December 3, 2024
Proxy Advisors: The Litigation Saga Continues. . .
The National Association of Manufacturers has filed its brief to appeal a February decision from the D.C. Federal District Court that would vacate the SEC’s 2020 rule to regulate proxy advisors. The rule was premised on the notion that proxy advisor services are a “solicitation” under Rule 14a-1 – and are exempt from information & filing requirements only if they comply with certain conditions, including giving companies an opportunity to review & respond to voting recommendations.
This blog from Cooley’s Cydney Posner reports details from NAM’s brief. Here’s an excerpt:
NAM professed that, in its statutory analysis, the district court made “three fatal errors.” First, NAM claimed, the district court failed to take into account “Congress’s express delegation of authority to the SEC to define statutory terms like ‘solicit.’” Citing Loper Bright (see this PubCo post), NAM contended, “when Congress expressly gives an agency definitional authority, the court must ‘independently identify and respect such delegations of authority, police the outer statutory boundaries of those delegations, and ensure that agencies exercise their discretion consistent with the APA.’”
In adopting its definition of “solicit”—a definition that “falls within the word’s acknowledged range of meanings”—the SEC was acting pursuant to Congress’s delegation, NAM asserted. As a result, NAM argued, the district court “should have ‘respect[ed]’ Congress’s explicit delegation, not overridden it in favor of a narrower interpretation.” This case, NAM argued, “presents a question of statutory construction: whether the SEC’s definitional amendment regarding ‘solicit‘ is consistent with the Exchange Act. That is the Court’s domain, not the SEC’s.”
Second, NAM looked to the “ordinary tools of statutory interpretation” to find a broad meaning for the term “solicit”: according to NAM, this broad scope is supported by contemporaneous authorities, the structure of Section 14(a), the “historical circumstances and remedial purpose of the Exchange Act,” and the “near-century worth of enforcement.”

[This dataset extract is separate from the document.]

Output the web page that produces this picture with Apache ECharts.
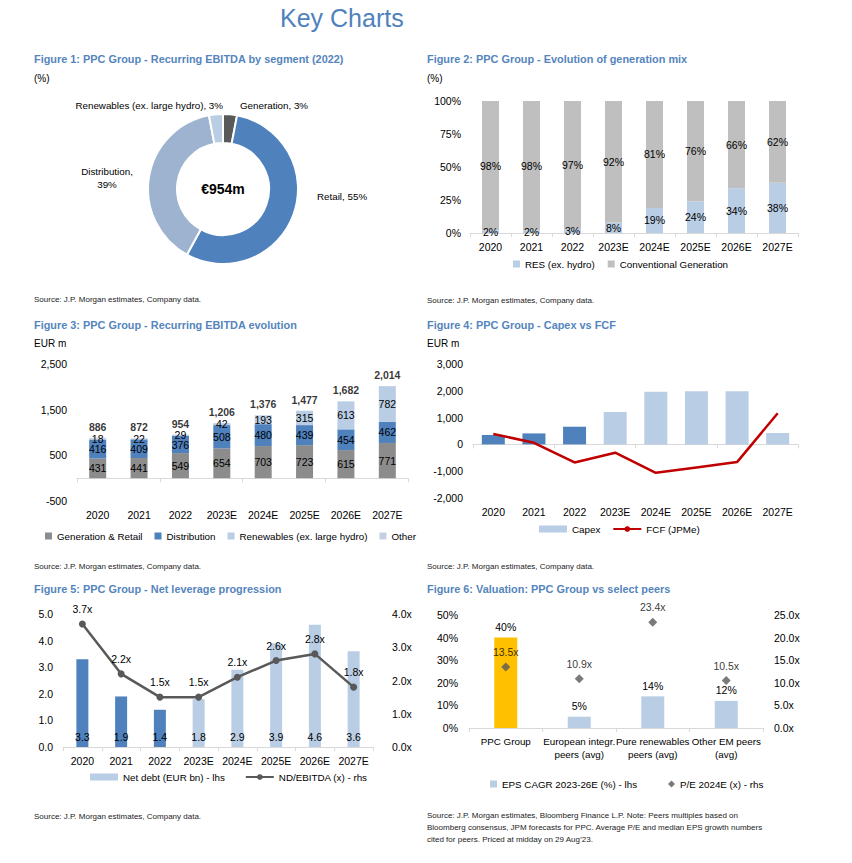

Third, NAM contended that “the district court rewrote the statute by concluding that the SEC may only regulate proxy solicitors who have an interest in the underlying corporate ballot measure. The Exchange Act contains no such requirement.” Nothing about the term “solicit,” NAM argued, necessarily implies that the solicitor has an underlying interest in the matter submitted for a vote. “If a person asks a shareholder for their proxy—soliciting it in the most literal sense—and then votes based on a coinflip, that person would surely be subject to SEC regulation, despite lacking an interest in the measure’s outcome.
The district court’s conclusion to the contrary yields disastrous and absurd results. The Court should reverse.”
It’s not clear where we’ll go from here with this case and with proxy advisor regulation in general. The 2020 rule was adopted when Jay Clayton chaired the SEC – it was welcomed by companies and resulted from years of advocacy. Unsurprisingly, ISS promptly challenged the rule (and guidance that had preceded it), but the litigation has inched along and been confusing to follow, in part because the SEC partially repealed the rules in 2022. The rollback generated its own wave of lawsuits in the 5th Circuit – with the most recent decision on that front being that the SEC’s 2022 repeal was arbitrary & capricious and the 2020 rule should stay in place. So, that 5th Circuit decision was somewhat at odds with the one that NAM is challenging here, from the D.C. District Court.
Cydney notes that for this case, ISS’s brief is due in mid-January. The SEC had been aligned with NAM in this litigation, but it dropped out of the appeal last spring. This Bloomberg Law article says that the U.S. Chamber of Commerce has filed an amicus brief in support of NAM’s positions.